U.S. Congressman Mac Thornberry supported two bills this week to reform the regulatory process: the "Regulatory Flexibility Improvements Act of 2011" (HR 527) and the "Regulatory Accountability Act of 2011" (HR 3010).
"The House has passed over 10 bills this year aimed largely at reining-in agency rules already in the works," said Thornberry. "HR 527 and HR 3010 get at the heart of the matter by overhauling the rulemaking process to force agencies of the Executive Branch to consider the cost of regulations on our businesses and our country."
HR 527 requires agencies to look at possible costs on small businesses before adopting a rule while giving businesses a chance to be involved in the drafting process. It also requires agencies to include "indirect" costs as well as direct costs and expands the ability of small businesses impacted by an agency's regulations to challenge those rules in court.
HR 3010 requires agencies to give advance notice of proposed rules to increase public participation.
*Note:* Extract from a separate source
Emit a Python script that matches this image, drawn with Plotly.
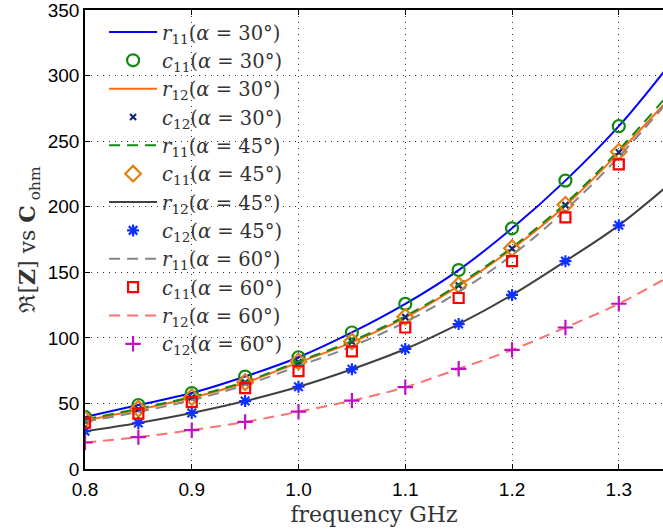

As well as considering cost, it also forces agencies to look at alternatives and choose the lowest cost alternative that meets the requirements in law. It does permit costlier rules to protect public health and safety, but only if the agency can clearly justify why an alternative was not chosen.
"Both of these bills will help bring commonsense to agency rulemaking. With unemployment still hovering close to 9 percent, the federal government cannot stand in the way and hinder the development of new jobs through costly regulations," Thornberry stated.